FORTESCUE Metals Group is making hefty investments in new energy streams through its Fortescue Future Industries (FFI) subsidiary that will soon be producing green hydrogen and green ammonia.
Speaking at ABARES Outlook online today, FFI CEO Julie Shuttleworth said FMG was already working on prototypes for heavy-haul trucks, trains and even a ship that used fuel created through electrolysis powered by renewables.
“We were the first to operate Caterpillar autonomous heavy-haul trucks, and we operate the fastest automated heavy-haul railway in the world.”
Its next stage is to use green hydrogen, which Ms Shuttleworth said was a zero-carbon fuel, and with its only by-product being water vapour.
Green hydrogen can be further processed into green ammonia, and this will be produced at Incitec Pivot’s Gibson Island plant in Brisbane, already a major source of agricultural fertiliser.
It will also be used to power some heavy transport equipment being developed by FFI.
Manufacturers drag chain
Ms Shuttleworth said FMG aims to decarbonise its mining operations by 2030, and was developing the vehicles and fuel to power them itself.
“We found machinery manufacturers are much slower than we need to be.”
However, she was hopeful they could follow the Fortescue lead once heavy vehicles could be shown to operate on green energy.
“In terms of OEM, I think they’ll quickly get up the curve…much quicker than they were originally expecting.
“I’m hoping to see that rolled out into agriculture soon.”
“Decarbonisation is a journey that we share with the ag sector.
“The key is to get started.”
Ms Shuttleworth said while charging from the grid made sense for smaller vehicles, fuel made from green hydrogen was seen as the way forward for FFI’s needs.
The word could well be spreading: Ms Shuttleworth said FFI had recently signed an agreement with UK heavy-equipment manufacturer JCB to supply green hydrogen.
She said FMG was transforming from a “pure-play iron ore producer” to integrated resources, and that FFI had already built the world’s first hydrogen-powered mining truck, with plans to commence site testing of it soon.
Counter to rising energy costs
While the cost of fossil fuels has been rising, Ms Shuttleworth said renewable energy costs were dropping, a factor that was relevant to agriculture as well as mining.
“One of the concerns we all have is the rising cost of fossil fuels.”
“Farmers, and also miners, are fearing the cost.”
She said Russia now being at war was a further factor in price and supply uncertainty, and that she hoped FFI’s lead could help provide farmers with an incentive to decarbonise as they plot their own courses forward
“Many are adopting their own net zero targets.”
She said FFI’s developments in terms of heavy vehicles can translate to agriculture.

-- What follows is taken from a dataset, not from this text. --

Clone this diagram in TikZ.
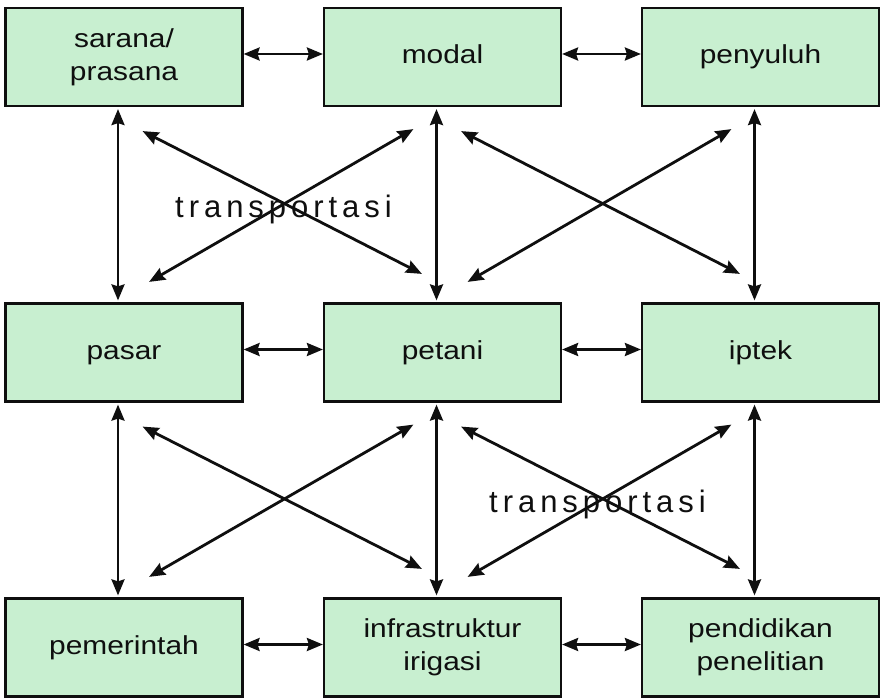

“This same technology can be applied.
Focus on regions
FFI last month started construction at its Green Energy Manufacturing Centre in Gladstone, Queensland.
“We expect it to be the first of many manufacturing plants that will support the green hydrogen sector in Australia.”
She said farmers could tap into being producers of solar and/or wind energy as well as consumers of renewables powering equipment, stationary units and fertiliser production.
“Australian agriculture can take advantage of this new innovation for new jobs and investment in communities for the future.
“Vast renewable energy reserves such as wind and solar are based in the regions and not the city.”
“Farmers and miners; we know they can coexist.
“This is a great opportunity for farmers, pastoralists, landholders to engage with renewable energy economy.